Midnight’s Children Goes to Netflix, New Fiction in Translation, and More

by
Staff
6.29.18

Every day Poets & Writers Magazine scans the headlines—from publishing reports to academic announcements to literary dispatches—for all the news that creative writers need to know. Here are today’s storie​​​​​​s:

Netflix is adapting Salman Rushdie’s 1981 Man Booker Prize–winning novel Midnight’s Children as an original series. (Deadline)

From the 2018 International Prize in Arabic Fiction winner to a new title by one of Norway’s most celebrated writers, the Financial Times recommends ten new fiction books in translation.

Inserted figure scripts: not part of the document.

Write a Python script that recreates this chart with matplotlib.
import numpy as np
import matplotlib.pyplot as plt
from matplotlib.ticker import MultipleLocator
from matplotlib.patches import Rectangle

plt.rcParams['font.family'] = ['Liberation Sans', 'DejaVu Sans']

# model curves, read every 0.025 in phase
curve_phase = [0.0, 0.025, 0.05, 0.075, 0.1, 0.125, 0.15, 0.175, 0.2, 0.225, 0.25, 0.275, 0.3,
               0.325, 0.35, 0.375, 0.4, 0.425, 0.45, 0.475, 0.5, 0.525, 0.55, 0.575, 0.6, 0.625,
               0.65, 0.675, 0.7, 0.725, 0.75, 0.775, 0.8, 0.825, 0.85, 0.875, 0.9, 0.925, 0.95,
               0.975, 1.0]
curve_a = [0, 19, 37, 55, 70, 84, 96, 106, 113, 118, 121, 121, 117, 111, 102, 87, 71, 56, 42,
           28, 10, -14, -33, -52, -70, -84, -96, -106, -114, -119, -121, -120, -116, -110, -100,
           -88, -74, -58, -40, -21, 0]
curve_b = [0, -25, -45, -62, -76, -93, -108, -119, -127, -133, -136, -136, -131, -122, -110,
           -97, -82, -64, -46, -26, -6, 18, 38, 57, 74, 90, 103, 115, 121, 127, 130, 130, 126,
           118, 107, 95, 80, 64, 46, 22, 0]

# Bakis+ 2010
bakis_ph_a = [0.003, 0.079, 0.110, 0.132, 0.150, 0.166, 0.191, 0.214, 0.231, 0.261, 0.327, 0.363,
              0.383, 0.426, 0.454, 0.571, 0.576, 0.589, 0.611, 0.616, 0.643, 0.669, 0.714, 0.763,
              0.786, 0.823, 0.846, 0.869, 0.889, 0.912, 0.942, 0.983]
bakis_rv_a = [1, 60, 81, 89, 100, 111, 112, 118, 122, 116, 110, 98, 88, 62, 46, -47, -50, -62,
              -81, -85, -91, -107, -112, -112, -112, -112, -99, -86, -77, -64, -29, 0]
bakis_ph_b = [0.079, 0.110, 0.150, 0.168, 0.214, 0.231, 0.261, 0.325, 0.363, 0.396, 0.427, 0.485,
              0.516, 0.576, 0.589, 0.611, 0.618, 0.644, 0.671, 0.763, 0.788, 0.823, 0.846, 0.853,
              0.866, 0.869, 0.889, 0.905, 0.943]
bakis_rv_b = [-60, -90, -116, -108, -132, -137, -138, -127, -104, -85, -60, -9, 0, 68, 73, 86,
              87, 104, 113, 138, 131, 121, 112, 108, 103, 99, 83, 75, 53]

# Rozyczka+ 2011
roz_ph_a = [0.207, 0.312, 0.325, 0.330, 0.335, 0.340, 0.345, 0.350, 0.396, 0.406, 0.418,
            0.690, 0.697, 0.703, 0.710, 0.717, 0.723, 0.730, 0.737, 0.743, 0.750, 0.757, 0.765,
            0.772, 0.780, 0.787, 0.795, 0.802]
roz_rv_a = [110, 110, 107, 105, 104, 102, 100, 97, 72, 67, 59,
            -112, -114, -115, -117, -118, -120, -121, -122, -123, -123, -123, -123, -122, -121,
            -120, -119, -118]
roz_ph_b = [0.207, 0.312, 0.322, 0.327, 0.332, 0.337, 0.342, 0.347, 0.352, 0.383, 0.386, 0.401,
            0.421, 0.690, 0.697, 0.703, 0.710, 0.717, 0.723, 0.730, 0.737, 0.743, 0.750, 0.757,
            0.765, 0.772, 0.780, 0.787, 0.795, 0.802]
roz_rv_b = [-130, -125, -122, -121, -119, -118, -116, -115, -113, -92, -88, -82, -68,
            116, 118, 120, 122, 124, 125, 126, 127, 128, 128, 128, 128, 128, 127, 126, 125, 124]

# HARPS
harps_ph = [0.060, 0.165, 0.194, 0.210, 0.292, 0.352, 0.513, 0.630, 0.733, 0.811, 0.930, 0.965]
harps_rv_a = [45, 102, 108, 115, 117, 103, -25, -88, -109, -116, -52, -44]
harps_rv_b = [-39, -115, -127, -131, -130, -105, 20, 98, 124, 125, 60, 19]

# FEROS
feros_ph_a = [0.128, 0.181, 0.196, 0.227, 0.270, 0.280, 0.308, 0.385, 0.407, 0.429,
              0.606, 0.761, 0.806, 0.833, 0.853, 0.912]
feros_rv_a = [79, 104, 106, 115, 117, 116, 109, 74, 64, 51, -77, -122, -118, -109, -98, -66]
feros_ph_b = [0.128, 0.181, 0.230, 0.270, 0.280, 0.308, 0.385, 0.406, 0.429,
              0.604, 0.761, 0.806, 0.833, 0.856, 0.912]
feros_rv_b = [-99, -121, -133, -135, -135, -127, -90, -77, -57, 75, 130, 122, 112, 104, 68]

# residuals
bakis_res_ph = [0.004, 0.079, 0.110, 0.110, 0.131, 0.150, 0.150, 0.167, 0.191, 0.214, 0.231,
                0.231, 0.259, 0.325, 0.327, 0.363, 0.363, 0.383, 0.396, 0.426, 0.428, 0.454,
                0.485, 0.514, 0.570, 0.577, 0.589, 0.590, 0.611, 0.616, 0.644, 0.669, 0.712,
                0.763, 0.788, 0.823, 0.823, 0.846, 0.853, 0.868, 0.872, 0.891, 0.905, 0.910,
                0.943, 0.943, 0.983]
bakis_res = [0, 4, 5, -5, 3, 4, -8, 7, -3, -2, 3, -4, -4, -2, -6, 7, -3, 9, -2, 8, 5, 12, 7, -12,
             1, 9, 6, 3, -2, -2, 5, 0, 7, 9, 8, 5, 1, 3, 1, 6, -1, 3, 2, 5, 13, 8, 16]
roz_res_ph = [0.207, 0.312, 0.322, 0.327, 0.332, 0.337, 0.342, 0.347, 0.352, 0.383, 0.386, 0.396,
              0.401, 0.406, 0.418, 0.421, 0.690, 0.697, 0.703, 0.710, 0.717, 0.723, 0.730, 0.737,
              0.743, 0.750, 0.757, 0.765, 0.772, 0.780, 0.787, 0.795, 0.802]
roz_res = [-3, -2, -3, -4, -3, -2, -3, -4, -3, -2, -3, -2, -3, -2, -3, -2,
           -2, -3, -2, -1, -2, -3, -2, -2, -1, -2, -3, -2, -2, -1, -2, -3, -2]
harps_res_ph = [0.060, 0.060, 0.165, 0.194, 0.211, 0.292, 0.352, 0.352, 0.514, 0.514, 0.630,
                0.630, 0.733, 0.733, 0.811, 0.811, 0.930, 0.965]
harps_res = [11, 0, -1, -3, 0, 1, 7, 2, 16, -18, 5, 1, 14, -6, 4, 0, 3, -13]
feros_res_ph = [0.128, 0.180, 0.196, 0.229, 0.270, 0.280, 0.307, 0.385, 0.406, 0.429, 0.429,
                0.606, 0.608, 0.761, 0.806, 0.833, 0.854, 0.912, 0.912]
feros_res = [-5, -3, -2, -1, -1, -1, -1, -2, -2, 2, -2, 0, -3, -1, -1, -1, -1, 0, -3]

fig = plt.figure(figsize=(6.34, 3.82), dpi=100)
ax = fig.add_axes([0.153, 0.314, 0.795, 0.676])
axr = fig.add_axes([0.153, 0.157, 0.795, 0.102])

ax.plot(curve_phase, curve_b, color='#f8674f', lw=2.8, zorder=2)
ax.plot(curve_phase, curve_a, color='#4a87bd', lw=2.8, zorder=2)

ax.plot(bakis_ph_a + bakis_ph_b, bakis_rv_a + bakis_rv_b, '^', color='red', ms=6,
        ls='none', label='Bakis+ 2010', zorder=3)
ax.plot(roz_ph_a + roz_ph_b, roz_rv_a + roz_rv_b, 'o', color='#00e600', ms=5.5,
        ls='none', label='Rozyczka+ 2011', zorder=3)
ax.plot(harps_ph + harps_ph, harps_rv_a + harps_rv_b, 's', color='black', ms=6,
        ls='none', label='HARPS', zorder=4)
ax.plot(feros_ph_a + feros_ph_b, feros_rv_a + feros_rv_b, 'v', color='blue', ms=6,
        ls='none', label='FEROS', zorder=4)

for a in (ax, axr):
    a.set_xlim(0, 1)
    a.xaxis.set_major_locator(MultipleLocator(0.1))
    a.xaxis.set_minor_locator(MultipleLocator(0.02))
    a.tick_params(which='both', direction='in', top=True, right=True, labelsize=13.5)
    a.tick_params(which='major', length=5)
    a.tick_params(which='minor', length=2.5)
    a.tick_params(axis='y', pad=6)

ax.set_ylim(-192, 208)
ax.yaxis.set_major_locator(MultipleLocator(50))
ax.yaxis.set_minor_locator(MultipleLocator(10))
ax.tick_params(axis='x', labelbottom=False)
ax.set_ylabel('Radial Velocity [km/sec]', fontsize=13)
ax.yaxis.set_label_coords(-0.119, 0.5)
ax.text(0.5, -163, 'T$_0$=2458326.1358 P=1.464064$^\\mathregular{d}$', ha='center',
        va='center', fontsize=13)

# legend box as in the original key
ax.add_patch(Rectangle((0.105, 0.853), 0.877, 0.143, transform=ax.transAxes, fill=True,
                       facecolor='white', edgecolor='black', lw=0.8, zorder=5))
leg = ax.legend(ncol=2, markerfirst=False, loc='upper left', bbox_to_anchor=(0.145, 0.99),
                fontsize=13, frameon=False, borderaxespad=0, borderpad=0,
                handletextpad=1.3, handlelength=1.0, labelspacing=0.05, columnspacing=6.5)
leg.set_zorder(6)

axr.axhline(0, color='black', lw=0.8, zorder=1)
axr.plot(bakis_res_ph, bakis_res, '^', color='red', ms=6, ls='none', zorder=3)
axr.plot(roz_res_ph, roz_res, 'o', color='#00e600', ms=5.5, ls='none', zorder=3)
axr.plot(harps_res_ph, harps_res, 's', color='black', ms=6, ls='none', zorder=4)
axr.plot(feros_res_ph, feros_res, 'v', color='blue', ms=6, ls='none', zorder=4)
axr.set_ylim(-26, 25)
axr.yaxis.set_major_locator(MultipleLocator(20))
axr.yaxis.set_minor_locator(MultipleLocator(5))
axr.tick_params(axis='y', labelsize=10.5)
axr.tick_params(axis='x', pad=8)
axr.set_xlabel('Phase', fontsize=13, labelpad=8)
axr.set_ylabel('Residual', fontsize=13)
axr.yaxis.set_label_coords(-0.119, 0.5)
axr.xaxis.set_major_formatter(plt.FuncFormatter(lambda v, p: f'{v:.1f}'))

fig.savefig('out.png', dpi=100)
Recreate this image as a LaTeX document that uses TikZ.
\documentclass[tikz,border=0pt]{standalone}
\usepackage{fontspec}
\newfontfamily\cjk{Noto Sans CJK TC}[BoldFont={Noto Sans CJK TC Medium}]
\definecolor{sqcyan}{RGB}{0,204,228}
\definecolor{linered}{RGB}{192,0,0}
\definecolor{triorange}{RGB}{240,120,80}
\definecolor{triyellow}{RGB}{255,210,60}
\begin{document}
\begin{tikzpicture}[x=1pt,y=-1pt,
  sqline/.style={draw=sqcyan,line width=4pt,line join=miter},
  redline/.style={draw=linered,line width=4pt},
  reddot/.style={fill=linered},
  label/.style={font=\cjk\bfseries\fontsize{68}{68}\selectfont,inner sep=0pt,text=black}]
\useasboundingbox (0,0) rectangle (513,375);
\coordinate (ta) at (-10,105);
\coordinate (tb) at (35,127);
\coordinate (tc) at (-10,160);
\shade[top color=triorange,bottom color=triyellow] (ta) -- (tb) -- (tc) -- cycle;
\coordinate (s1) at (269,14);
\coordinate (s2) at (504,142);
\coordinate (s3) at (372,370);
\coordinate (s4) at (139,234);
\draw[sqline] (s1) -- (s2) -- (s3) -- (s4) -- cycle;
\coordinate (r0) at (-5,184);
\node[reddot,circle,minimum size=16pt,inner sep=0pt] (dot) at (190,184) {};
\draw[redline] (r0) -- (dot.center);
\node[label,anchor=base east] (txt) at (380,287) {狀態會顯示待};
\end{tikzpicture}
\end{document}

“I was told I could reshelve and redecorate. I could invite Elena Ferrante and Thomas Pynchon to speak, and Sly Stone to play, if I could find them.” New York Times book critic Dwight Garner recalls the day he spent running a bookstore in the small Scottish village of Wigtown.  

A new biography of late chef, author, and television host Anthony Bourdain will be published in fall 2019. Bourdain: The Oral Biography will be edited by Laure Woolever, the chef’s longtime collaborator. (USA Today)  

Award-winning fantasy and science fiction writer Harlan Ellison has died at age eighty-four. (Vulture)

“Quite often, Dead Girl stories are about men and their problems. But the dead girl is the selling point, or the way in.” Alice Bolin talks about her new essay collection, Dead Girls, which explores America’s obsession with women’s bodies “as bright young corpses.” (Electric Literature)

Facebook’s new policy of regulating political advertisements on the platform has made it difficult for bookstores to boost posts about upcoming author events. (Bookselling This Week)

“I did do my PhD, for better or worse, in eighteenth-century studies, and I’ve also published and teach in queer and critical theory as well. All of these pursuits have deeply informed the novel.” Fiction writer and scholar Jordy Rosenberg discusses his debut novel, Confessions of the Fox. (JSTOR Daily)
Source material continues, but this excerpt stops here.